От ископаемого юрского сада Музея естествознания было не больше сотни ярдов до Геологического музея, почти всегда пустующего, сколько я знаю (к сожалению, этого музея больше нет; его коллекцию передали Музею естествознания). Здесь таились сокровища, созерцание которых могло доставить особое удовольствие терпеливому понимающему взору. Там был гигантский кристалл сульфида сурьмы – антимонита – из Японии, шести футов в высоту; этот фаллический кристалл, этот тотем, завораживал меня почти до благоговения. Там был фонолит – звучащий минерал с Башни дьявола в Вайоминге; музейные смотрители, привыкшие ко мне, позволяли хлопнуть по нему ладонью, и раздавался тихий гудящий звук, словно кто-то тронул клавишу рояля.
Мне нравилось ощущать здесь неживой мир – красоту кристаллов, которые построены из идентичных атомных узоров идеальной формы. Но пусть они были идеальны и являлись воплощением математики, меня они пленяли также и чувственной красотой. Я часами изучал желтые кристаллы серы и розово-лиловые кристаллы плавикового шпата – собранные в пучок, похожие на драгоценный камень; странные «органические» формы гематита, кристаллы которого так напоминали почки гигантского животного, что я задумывался на мгновение, в какой музей попал.
И все же я неизменно возвращался в Музей науки – самый первый музей в моей жизни. Сюда привозила меня и моих братьев – еще до войны, когда я был ребенком, – мама. Наш путь проходил по волшебным залам – похожие на динозавров машины Индустриальной революции, аэропланы, старые хитроумные оптические устройства – и заканчивался в маленьком помещении под самой крышей, где была воссоздана угольная шахта с оригинальным оборудованием. «Глядите! – говорила мама. – Глядите сюда!» – и показывала на старую шахтерскую лампу. «Ее изобрел мой отец, ваш дедушка!» – говорила она, и мы, склонив головы, читали: «Лампа Ландау, изобретенная Марком Ландау в 1869 году. Заменила старую лампу Гемфри Дэви». Каждый раз, читая подпись, я чувствовал странное возбуждение и личную связь с музеем и моим дедом (родившимся в 1837 году и давно почившим); ощущал, что он сам и его изобретение каким-то образом реальны и живы.
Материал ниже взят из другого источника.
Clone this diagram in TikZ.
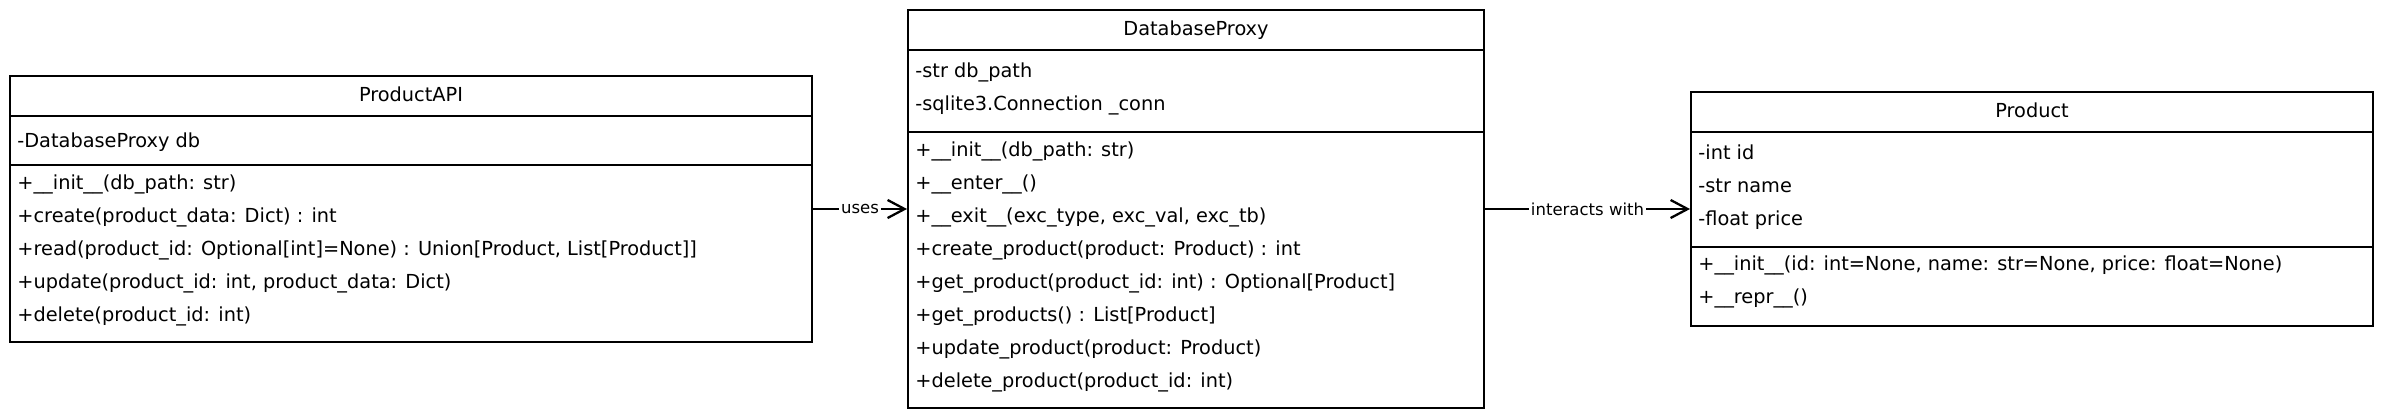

Однако настоящее откровение настигло меня в Музее науки, когда мне было десять, и я открыл Периодическую таблицу на пятом этаже – не ваши ужасные аккуратные современные спиральки, а настоящую прямоугольную, размером во всю стену, с отдельной ячейкой для каждого элемента – и в каждой, где возможно, находился настоящий элемент: желто-зеленый хлор; коричневый бром; черные, как смоль (но с фиолетовыми прожилками), кристаллы йода; тяжелые чушки урана; дробинки лития, плавающие в масле. Здесь были даже инертные газы (или «благородные» – слишком гордые, чтобы образовывать соединения): гелий, неон, аргон, криптон, ксенон (не было радона – я понимал, что это чересчур опасно). Газы, конечно, были невидимы в запаянных стеклянных колбах, но все знали, что они есть.